# Murphy's Law



## Mick105 (Jan 6, 2012)

This past summer there were several occasions when I saw a pair of reds crossing a small clearing near my house. As soon a season opened I set out a few dirt hole sets in the area. After a few weeks of empty traps I moved them. I even hunted that clearing a time or two hoping to bring one in. This morning, the day before season ends, I noticed a set of tracks crossing that clearing so I went out to investigate it. I couldn't make out the tracks, but by a rock (which was the backer of a dirt hole set) was this









Man I hate when they outsmart me


----------



## youngdon (Mar 10, 2010)

You think they're sending you a message ?


----------



## oneshotcowboy (Mar 4, 2010)

im gonna have to agree with don on that one...lol dont that figure


----------



## youngdon (Mar 10, 2010)

Send them a message right back Mick Take a big ole dump right there next to it...

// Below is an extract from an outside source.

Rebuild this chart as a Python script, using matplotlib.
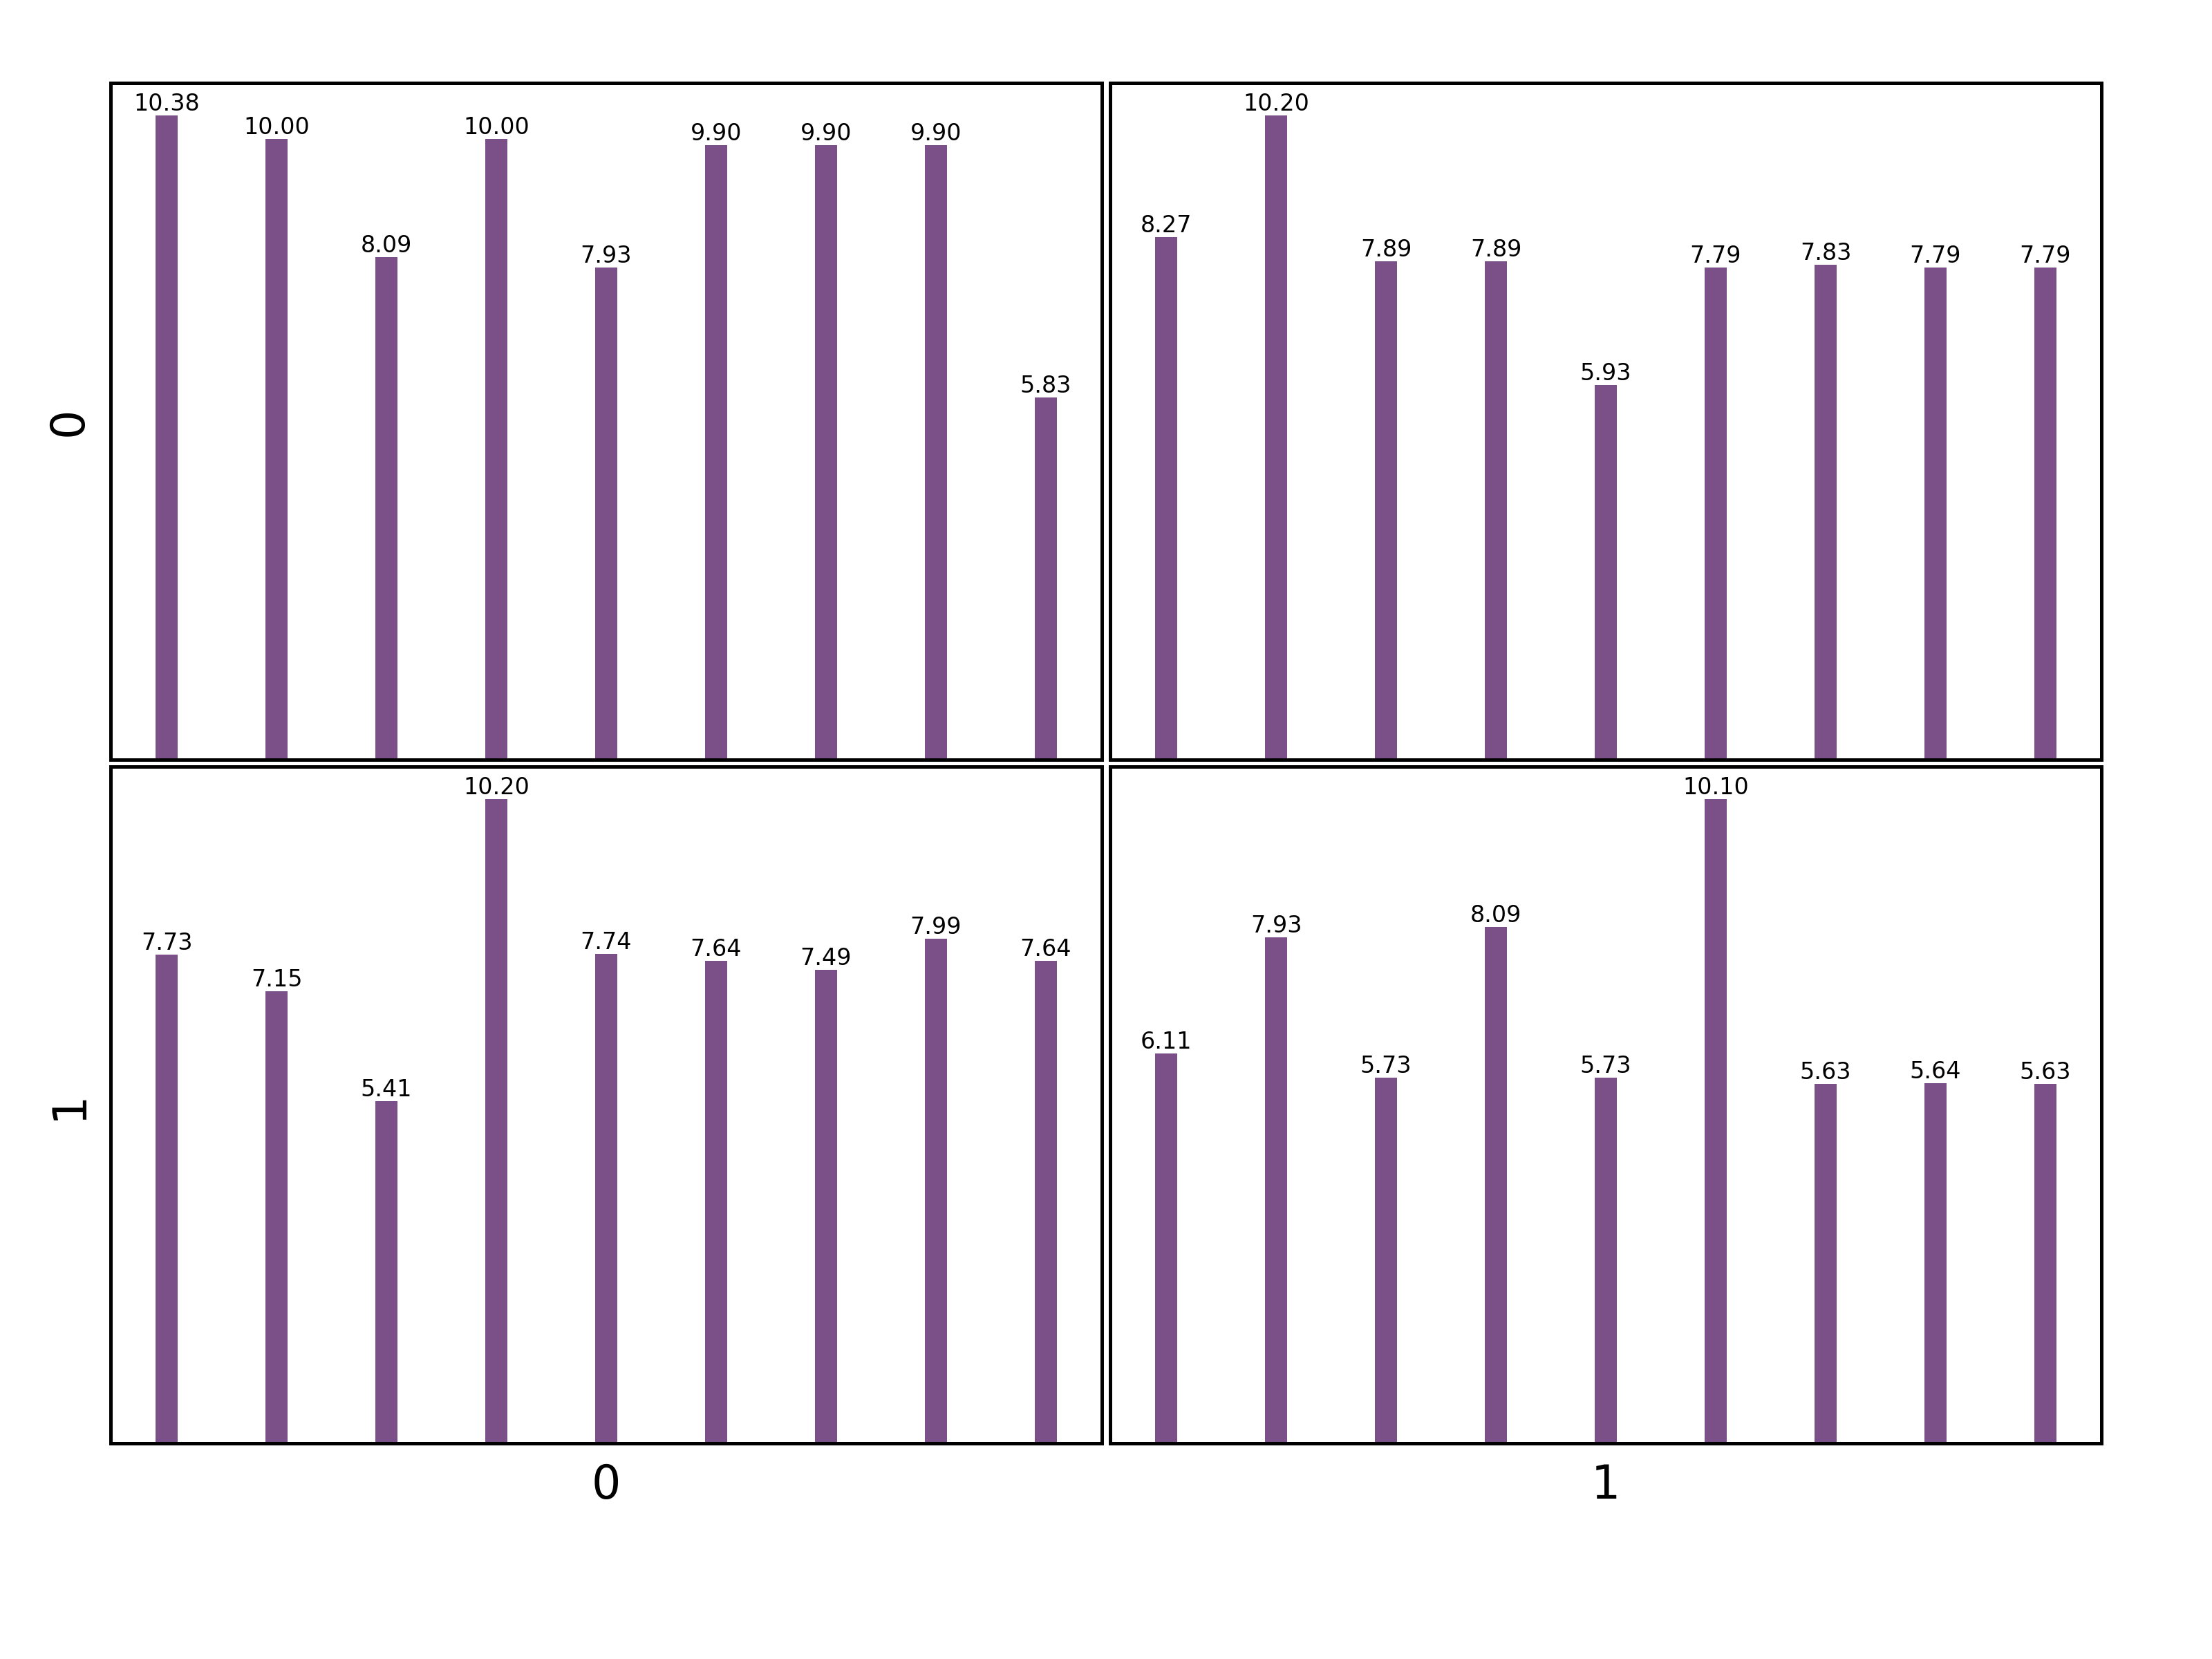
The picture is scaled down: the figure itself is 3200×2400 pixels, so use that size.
import matplotlib
matplotlib.use("Agg")
import matplotlib.pyplot as plt
import numpy as np

row_labels = ["0", "1"]
col_labels = ["0", "1"]
vals_00 = [10.38, 10.00, 8.09, 10.00, 7.93, 9.90, 9.90, 9.90, 5.83]
vals_01 = [8.27, 10.20, 7.89, 7.89, 5.93, 7.79, 7.83, 7.79, 7.79]
vals_10 = [7.73, 7.15, 5.41, 10.20, 7.74, 7.64, 7.49, 7.99, 7.64]
vals_11 = [6.11, 7.93, 5.73, 8.09, 5.73, 10.10, 5.63, 5.64, 5.63]
grid_vals = [[vals_00, vals_01], [vals_10, vals_11]]

bar_color = "#7B4F88"

fig, axes = plt.subplots(2, 2, figsize=(16, 12), dpi=200)
fig.subplots_adjust(left=160/3200, right=3040/3200, top=1-120/2400, bottom=1-2088/2400,
                    wspace=0.0084, hspace=0.0102)

for r in range(2):
    for c in range(2):
        ax = axes[r][c]
        v = grid_vals[r][c]
        x = np.arange(len(v))
        bars = ax.bar(x, v, width=0.2, color=bar_color)
        ax.bar_label(bars, labels=[f"{y:.2f}" for y in v], fontsize=12, padding=0)
        ax.set_xticks([])
        ax.set_yticks([])
        for s in ax.spines.values():
            s.set_linewidth(1.8)
            s.set_color("black")
        if c == 0:
            ax.set_ylabel(row_labels[r], fontsize=24, labelpad=10)
        if r == 1:
            ax.set_xlabel(col_labels[c], fontsize=24, labelpad=10)

fig.savefig("out.png", dpi=200, facecolor="white")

No pics required...or wanted.


----------



## Mick105 (Jan 6, 2012)

LMAO.....and because you triple dog dared me I guess I have to now. BRB!

Ok, now I feel better, TAKE THAT FOXES!!!


----------



## hassell (Feb 9, 2010)

Just so funny.


----------



## youngdon (Mar 10, 2010)

I fully expected a picture of a log in the snow...

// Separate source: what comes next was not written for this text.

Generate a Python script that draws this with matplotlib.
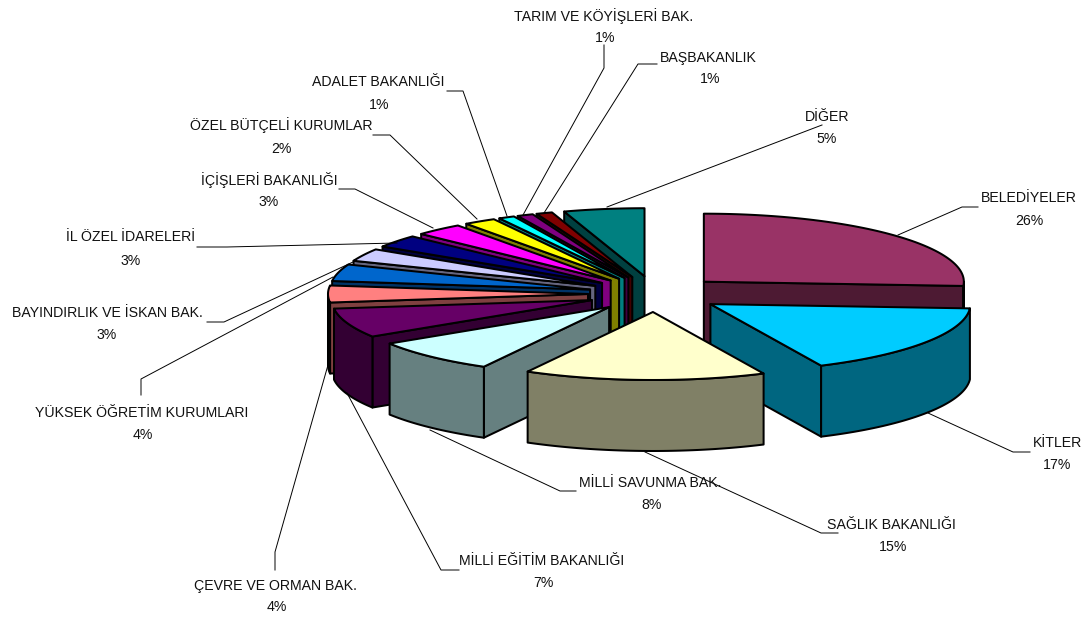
# -*- coding: utf-8 -*-
# exploded 3D pie, drawn by hand because matplotlib has no 3D pie
import matplotlib
matplotlib.use('Agg')
import matplotlib.pyplot as plt
from matplotlib.patches import Polygon
import numpy as np

plt.rcParams['font.family'] = ['Liberation Sans', 'DejaVu Sans']

names = ['BELEDİYELER', 'KİTLER', 'SAĞLIK BAKANLIĞI', 'MİLLİ SAVUNMA BAK.',
         'MİLLİ EĞİTİM BAKANLIĞI', 'ÇEVRE VE ORMAN BAK.', 'YÜKSEK ÖĞRETİM KURUMLARI',
         'BAYINDIRLIK VE İSKAN BAK.', 'İL ÖZEL İDARELERİ', 'İÇİŞLERİ BAKANLIĞI',
         'ÖZEL BÜTÇELİ KURUMLAR', 'ADALET BAKANLIĞI', 'TARIM VE KÖYİŞLERİ BAK.',
         'BAŞBAKANLIK', 'DİĞER']
values = [26, 17, 15, 8, 7, 4, 4, 3, 3, 3, 2, 1, 1, 1, 5]
colors = ['#993366', '#00CCFF', '#FFFFCC', '#CCFFFF', '#660066', '#FF8080', '#0066CC',
          '#CCCCFF', '#000080', '#FF00FF', '#FFFF00', '#00FFFF', '#800080', '#800000',
          '#008080']

# label centres, name line and percent line
name_xy = [(1029, 197), (1057, 442), (891, 524), (650, 482), (542, 560), (275, 585),
           (142, 412), (107, 312), (131, 236), (269, 179), (281, 124), (378, 81),
           (604, 15), (708, 57), (827, 116)]
pct_xy = [(1029, 220), (1057, 464), (893, 546), (652, 504), (543, 582), (277, 606),
          (143, 434), (107, 334), (131, 260), (269, 201), (281, 148), (379, 104),
          (605, 37), (710, 78), (827, 138)]
leaders = [[(978, 207), (962, 207), (898, 235)],
           [(1030, 452), (1013, 452), (928, 413)],
           [(838, 533), (821, 533), (645, 452)],
           [(576, 491), (560, 491), (430, 430)],
           [(459, 570), (441, 570), (347, 393)],
           [(275, 570), (275, 552), (328, 365)],
           [(141, 395), (141, 379), (333, 277)],
           [(207, 322), (224, 322), (353, 262)],
           [(197, 247), (227, 247), (397, 243)],
           [(339, 189), (355, 189), (433, 228)],
           [(373, 135), (390, 135), (477, 219)],
           [(447, 91), (463, 91), (507, 216)],
           [(604, 45), (604, 68), (523, 215)],
           [(657, 64), (638, 64), (544, 213)],
           [(822, 125), (607, 207)]]

# pie geometry in pixels
cx, cy = 655, 294
rx, ry = 260, 68
thick = 71
explode_x, explode_y = 67, 18


def pt(x0, y0, a):
    return x0 + rx * np.sin(a), y0 - ry * np.cos(a)


def darker(c):
    return tuple(v * 0.5 for v in matplotlib.colors.to_rgb(c))


fig = plt.figure(figsize=(10.86, 6.19), dpi=100)
ax = fig.add_axes([0, 0, 1, 1])
ax.set_xlim(0, 1086)
ax.set_ylim(619, 0)
ax.axis('off')

total = float(sum(values))
edges = np.cumsum([0] + values) / total * 2 * np.pi
mids = (edges[:-1] + edges[1:]) / 2

# paint back slices first
for i in np.argsort(-np.cos(mids)):
    a0, a1, m = edges[i], edges[i + 1], mids[i]
    x0 = cx + explode_x * np.sin(m)
    y0 = cy - explode_y * np.cos(m)
    side = darker(colors[i])
    kw = dict(edgecolor='black', linewidth=1.45, joinstyle='round')

    # radial walls: the one facing the viewer depends on the side of the pie
    for a in (a0, a1):
        px, py = pt(x0, y0, a)
        if (a == a0 and np.sin(a) < 0) or (a == a1 and np.sin(a) > 0):
            ax.add_patch(Polygon([(x0, y0), (px, py), (px, py + thick), (x0, y0 + thick)],
                                 facecolor=side, **kw))

    # outer wall, only the front half of the rim shows
    lo, hi = max(a0, np.pi / 2), min(a1, 3 * np.pi / 2)
    if hi > lo:
        t = np.linspace(lo, hi, 60)
        xs, ys = pt(x0, y0, t)
        rim = list(zip(xs, ys)) + list(zip(xs[::-1], ys[::-1] + thick))
        ax.add_patch(Polygon(rim, facecolor=side, **kw))

    # top face
    t = np.linspace(a0, a1, 80)
    xs, ys = pt(x0, y0, t)
    ax.add_patch(Polygon([(x0, y0)] + list(zip(xs, ys)), facecolor=colors[i], **kw))

for i in range(len(names)):
    xs, ys = zip(*leaders[i])
    ax.plot(xs, ys, color='black', lw=0.7, zorder=5)
    ax.text(name_xy[i][0], name_xy[i][1] + 1, names[i], ha='center', va='center',
            fontsize=10.2, color='#111111', zorder=6)
    ax.text(pct_xy[i][0], pct_xy[i][1] + 1, '%d%%' % values[i], ha='center', va='center',
            fontsize=10.2, color='#111111', zorder=6)

fig.savefig('out.png', dpi=100)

no a real log.... as in a fallen tree


----------



## Mick105 (Jan 6, 2012)

I'm not that creative Don or my mind just stays in the gutter.... or both!


----------



## coyotejon (Feb 4, 2010)

I once heard a guy that was coyote trapping had a coyote dig his trap out, flip it upside down, and THEN take a dump right on the trap!!!!


----------